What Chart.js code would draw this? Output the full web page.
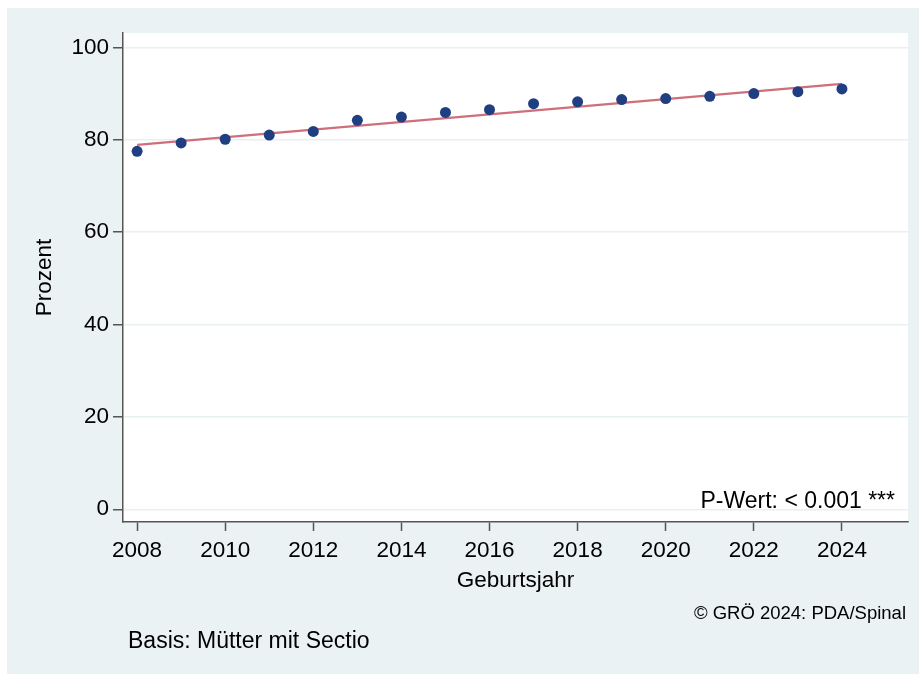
<!DOCTYPE html>
<html>
<head>
<meta charset="utf-8">
<script src="https://cdn.jsdelivr.net/npm/chart.js@4/dist/chart.umd.min.js"></script>
<style>
html,body{margin:0;padding:0;background:#fff;}
#wrap{width:919px;height:674px;position:relative;}
</style>
</head>
<body>
<div id="wrap"><canvas id="c" width="919" height="674"></canvas></div>
<script>
const years = [2008,2009,2010,2011,2012,2013,2014,2015,2016,2017,2018,2019,2020,2021,2022,2023,2024];
const percent = [77.5,79.3,80.1,81.0,81.8,84.2,84.9,85.9,86.5,87.8,88.2,88.7,88.9,89.4,90.0,90.4,91.0];
const trendYears = [2008,2024];
const trendValues = [78.9,92.1];
const xTicks = [2008,2010,2012,2014,2016,2018,2020,2022,2024];
const yTicks = [0,20,40,60,80,100];
const xTitle = 'Geburtsjahr';
const yTitle = 'Prozent';
const pText = 'P-Wert: < 0.001 ***';
const copyText = '\u00A9 GR\u00D6 2024: PDA/Spinal';
const noteText = 'Basis: M\u00FCtter mit Sectio';

const FONT = '"Liberation Sans", Arial, sans-serif';
const BG = '#eaf2f3';

const decor = {
  id: 'decor',
  beforeDraw(chart) {
    const ctx = chart.ctx, a = chart.chartArea;
    ctx.save();
    ctx.fillStyle = '#ffffff';
    ctx.fillRect(0, 0, chart.width, chart.height);
    ctx.fillStyle = BG;
    ctx.fillRect(7, 8, chart.width - 7, chart.height - 8);
    ctx.fillStyle = '#ffffff';
    ctx.fillRect(a.left, a.top, a.right - a.left, a.bottom - a.top);
    ctx.restore();
  },
  afterDraw(chart) {
    const ctx = chart.ctx, a = chart.chartArea;
    ctx.save();
    ctx.fillStyle = BG;
    ctx.fillRect(a.right + 0.75, 8, chart.width - a.right, a.bottom - 8 + 20);
    ctx.fillStyle = '#000';
    ctx.textBaseline = 'alphabetic';
    ctx.font = '23px ' + FONT;
    ctx.textAlign = 'right';
    ctx.fillText(pText, 895, 508);
    ctx.font = '18.5px ' + FONT;
    ctx.fillText(copyText, 906, 619);
    ctx.font = '23px ' + FONT;
    ctx.textAlign = 'left';
    ctx.fillText(noteText, 128, 648);
    ctx.restore();
  }
};

new Chart(document.getElementById('c'), {
  type: 'scatter',
  data: {
    datasets: [
      {
        type: 'line',
        data: trendYears.map((x, i) => ({x: x, y: trendValues[i]})),
        borderColor: '#cf6f7b',
        borderWidth: 2.2,
        pointRadius: 0,
        fill: false,
        order: 2
      },
      {
        data: years.map((x, i) => ({x: x, y: percent[i]})),
        backgroundColor: '#1f3f82',
        borderColor: '#1f3f82',
        pointRadius: 5.5,
        pointBorderWidth: 0,
        order: 1
      }
    ]
  },
  plugins: [decor],
  options: {
    responsive: false,
    animation: false,
    layout: { padding: { left: 0, right: 11, top: 33, bottom: 0 } },
    plugins: { legend: { display: false }, tooltip: { enabled: false } },
    scales: {
      x: {
        type: 'linear',
        min: 2007.68,
        max: 2025.5,
        afterBuildTicks: s => { s.ticks = xTicks.map(v => ({value: v})); },
        afterFit: s => { s.height = 152; },
        grid: { drawOnChartArea: false, drawTicks: true, tickLength: 9, tickColor: '#555', tickWidth: 1.5 },
        border: { display: true, color: '#555', width: 1.5 },
        ticks: { color: '#000', font: { family: FONT, size: 22.5 }, padding: 6, maxRotation: 0, autoSkip: false,
                 callback: v => String(v) },
        title: { display: true, text: xTitle, color: '#000', font: { family: FONT, size: 22.5 }, padding: { top: 0, bottom: 80 } }
      },
      y: {
        min: -2.75,
        max: 103.1,
        afterBuildTicks: s => { s.ticks = yTicks.map(v => ({value: v})); },
        afterFit: s => { s.width = 123; },
        grid: { color: '#e8f0f2', lineWidth: 1.5, drawTicks: true, tickLength: 10, tickColor: '#555', tickWidth: 1.5 },
        border: { display: true, color: '#555', width: 1.5 },
        ticks: { color: '#000', font: { family: FONT, size: 22.5 }, padding: 4, callback: v => String(v) },
        title: { display: true, text: yTitle, color: '#000', font: { family: FONT, size: 22.5 }, padding: { top: 31, bottom: 0 } }
      }
    }
  }
});
</script>
</body>
</html>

■ **WRITTEN EXERCISE**
Each line from the top of the material through the line containing "const BG = '#eaf2f3';" should be reproduced exactly; please drop any images.

■ **OUTPUT OF THE TASK**
What Chart.js code would draw this? Output the full web page.
<!DOCTYPE html>
<html>
<head>
<meta charset="utf-8">
<script src="https://cdn.jsdelivr.net/npm/chart.js@4/dist/chart.umd.min.js"></script>
<style>
html,body{margin:0;padding:0;background:#fff;}
#wrap{width:919px;height:674px;position:relative;}
</style>
</head>
<body>
<div id="wrap"><canvas id="c" width="919" height="674"></canvas></div>
<script>
const years = [2008,2009,2010,2011,2012,2013,2014,2015,2016,2017,2018,2019,2020,2021,2022,2023,2024];
const percent = [77.5,79.3,80.1,81.0,81.8,84.2,84.9,85.9,86.5,87.8,88.2,88.7,88.9,89.4,90.0,90.4,91.0];
const trendYears = [2008,2024];
const trendValues = [78.9,92.1];
const xTicks = [2008,2010,2012,2014,2016,2018,2020,2022,2024];
const yTicks = [0,20,40,60,80,100];
const xTitle = 'Geburtsjahr';
const yTitle = 'Prozent';
const pText = 'P-Wert: < 0.001 ***';
const copyText = '\u00A9 GR\u00D6 2024: PDA/Spinal';
const noteText = 'Basis: M\u00FCtter mit Sectio';

const FONT = '"Liberation Sans", Arial, sans-serif';
const BG = '#eaf2f3';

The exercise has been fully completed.